What is required | Each line from the top of the listing through the one holding "18, 19, 20];" should be restated word for word, with nothing added and no pictures.

Dataset extract |
»»

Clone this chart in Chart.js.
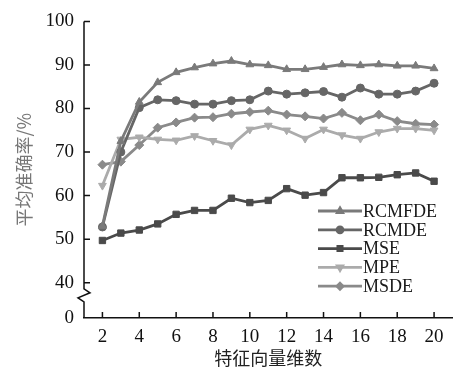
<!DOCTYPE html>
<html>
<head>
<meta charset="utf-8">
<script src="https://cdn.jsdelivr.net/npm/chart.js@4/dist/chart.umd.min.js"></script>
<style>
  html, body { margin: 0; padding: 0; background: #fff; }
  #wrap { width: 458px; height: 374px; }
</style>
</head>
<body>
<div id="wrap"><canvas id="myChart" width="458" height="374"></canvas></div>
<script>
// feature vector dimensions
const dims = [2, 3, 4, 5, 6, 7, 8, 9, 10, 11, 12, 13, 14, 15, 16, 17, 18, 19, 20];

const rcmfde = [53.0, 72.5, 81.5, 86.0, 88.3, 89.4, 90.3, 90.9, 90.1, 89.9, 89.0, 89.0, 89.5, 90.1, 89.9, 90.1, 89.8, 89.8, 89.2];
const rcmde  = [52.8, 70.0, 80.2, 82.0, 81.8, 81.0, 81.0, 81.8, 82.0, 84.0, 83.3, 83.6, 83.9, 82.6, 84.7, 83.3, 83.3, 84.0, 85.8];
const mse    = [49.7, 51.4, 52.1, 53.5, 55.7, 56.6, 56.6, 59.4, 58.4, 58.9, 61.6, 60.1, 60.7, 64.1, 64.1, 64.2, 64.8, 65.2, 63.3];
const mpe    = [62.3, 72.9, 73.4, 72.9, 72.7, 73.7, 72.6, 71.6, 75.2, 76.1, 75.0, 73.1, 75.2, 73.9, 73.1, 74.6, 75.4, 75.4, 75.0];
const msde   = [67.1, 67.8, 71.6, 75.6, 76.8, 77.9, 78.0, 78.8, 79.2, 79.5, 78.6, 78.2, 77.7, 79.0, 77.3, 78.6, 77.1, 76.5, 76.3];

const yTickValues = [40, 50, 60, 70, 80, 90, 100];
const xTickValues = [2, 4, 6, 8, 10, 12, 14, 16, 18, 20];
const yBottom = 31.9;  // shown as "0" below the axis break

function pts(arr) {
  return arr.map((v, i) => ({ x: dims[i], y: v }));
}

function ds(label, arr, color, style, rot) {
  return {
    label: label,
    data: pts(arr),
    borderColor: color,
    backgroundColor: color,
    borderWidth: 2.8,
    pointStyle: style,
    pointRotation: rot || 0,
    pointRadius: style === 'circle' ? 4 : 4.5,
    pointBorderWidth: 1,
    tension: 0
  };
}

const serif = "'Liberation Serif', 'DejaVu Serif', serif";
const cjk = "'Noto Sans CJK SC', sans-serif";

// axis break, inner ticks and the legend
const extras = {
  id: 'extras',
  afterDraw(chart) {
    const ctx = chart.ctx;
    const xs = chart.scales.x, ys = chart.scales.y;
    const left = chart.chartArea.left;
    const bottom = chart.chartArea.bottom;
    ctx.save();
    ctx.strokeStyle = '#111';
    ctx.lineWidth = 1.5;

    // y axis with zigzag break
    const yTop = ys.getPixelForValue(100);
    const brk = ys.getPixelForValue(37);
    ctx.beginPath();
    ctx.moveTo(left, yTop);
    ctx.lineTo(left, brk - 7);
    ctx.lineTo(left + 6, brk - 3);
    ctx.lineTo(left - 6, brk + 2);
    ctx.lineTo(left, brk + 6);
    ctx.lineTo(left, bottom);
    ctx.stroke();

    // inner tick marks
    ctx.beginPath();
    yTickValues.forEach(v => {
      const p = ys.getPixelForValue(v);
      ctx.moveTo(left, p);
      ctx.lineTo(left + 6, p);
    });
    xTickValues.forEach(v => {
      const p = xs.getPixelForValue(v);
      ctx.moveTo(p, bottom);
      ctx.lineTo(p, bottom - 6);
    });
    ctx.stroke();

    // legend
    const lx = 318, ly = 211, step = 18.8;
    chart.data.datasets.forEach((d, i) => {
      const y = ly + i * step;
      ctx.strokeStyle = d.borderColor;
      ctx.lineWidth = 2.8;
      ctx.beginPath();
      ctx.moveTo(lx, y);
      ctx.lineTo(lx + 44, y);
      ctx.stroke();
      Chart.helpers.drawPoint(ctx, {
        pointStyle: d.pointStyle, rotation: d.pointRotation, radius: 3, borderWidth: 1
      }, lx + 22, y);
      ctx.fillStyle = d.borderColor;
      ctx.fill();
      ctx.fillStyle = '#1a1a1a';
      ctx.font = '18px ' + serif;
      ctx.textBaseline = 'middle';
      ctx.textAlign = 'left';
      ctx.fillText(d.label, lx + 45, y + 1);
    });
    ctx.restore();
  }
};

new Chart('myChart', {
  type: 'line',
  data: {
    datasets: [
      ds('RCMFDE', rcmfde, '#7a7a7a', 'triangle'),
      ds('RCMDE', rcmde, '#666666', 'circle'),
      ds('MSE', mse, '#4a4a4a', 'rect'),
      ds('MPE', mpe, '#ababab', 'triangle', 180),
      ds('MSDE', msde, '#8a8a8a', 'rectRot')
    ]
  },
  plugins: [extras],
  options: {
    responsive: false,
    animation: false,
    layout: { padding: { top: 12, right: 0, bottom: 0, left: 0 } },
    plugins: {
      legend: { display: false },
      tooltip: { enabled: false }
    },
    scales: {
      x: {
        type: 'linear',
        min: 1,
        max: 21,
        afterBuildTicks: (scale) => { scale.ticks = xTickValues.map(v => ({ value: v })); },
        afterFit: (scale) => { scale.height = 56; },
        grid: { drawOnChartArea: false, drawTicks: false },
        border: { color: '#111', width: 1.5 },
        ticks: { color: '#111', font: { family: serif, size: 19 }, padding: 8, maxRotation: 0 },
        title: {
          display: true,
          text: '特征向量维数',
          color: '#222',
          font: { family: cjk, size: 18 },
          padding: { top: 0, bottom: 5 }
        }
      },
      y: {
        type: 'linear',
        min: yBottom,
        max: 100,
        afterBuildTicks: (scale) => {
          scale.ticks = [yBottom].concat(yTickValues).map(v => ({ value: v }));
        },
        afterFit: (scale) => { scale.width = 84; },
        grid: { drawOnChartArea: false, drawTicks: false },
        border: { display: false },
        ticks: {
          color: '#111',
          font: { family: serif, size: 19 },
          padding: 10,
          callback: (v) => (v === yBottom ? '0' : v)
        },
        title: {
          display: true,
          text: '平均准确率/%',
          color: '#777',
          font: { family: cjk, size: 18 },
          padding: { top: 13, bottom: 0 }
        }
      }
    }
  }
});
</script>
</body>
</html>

««

Exercise solution |
Clone this chart in Chart.js.
<!DOCTYPE html>
<html>
<head>
<meta charset="utf-8">
<script src="https://cdn.jsdelivr.net/npm/chart.js@4/dist/chart.umd.min.js"></script>
<style>
  html, body { margin: 0; padding: 0; background: #fff; }
  #wrap { width: 458px; height: 374px; }
</style>
</head>
<body>
<div id="wrap"><canvas id="myChart" width="458" height="374"></canvas></div>
<script>
// feature vector dimensions
const dims = [2, 3, 4, 5, 6, 7, 8, 9, 10, 11, 12, 13, 14, 15, 16, 17, 18, 19, 20];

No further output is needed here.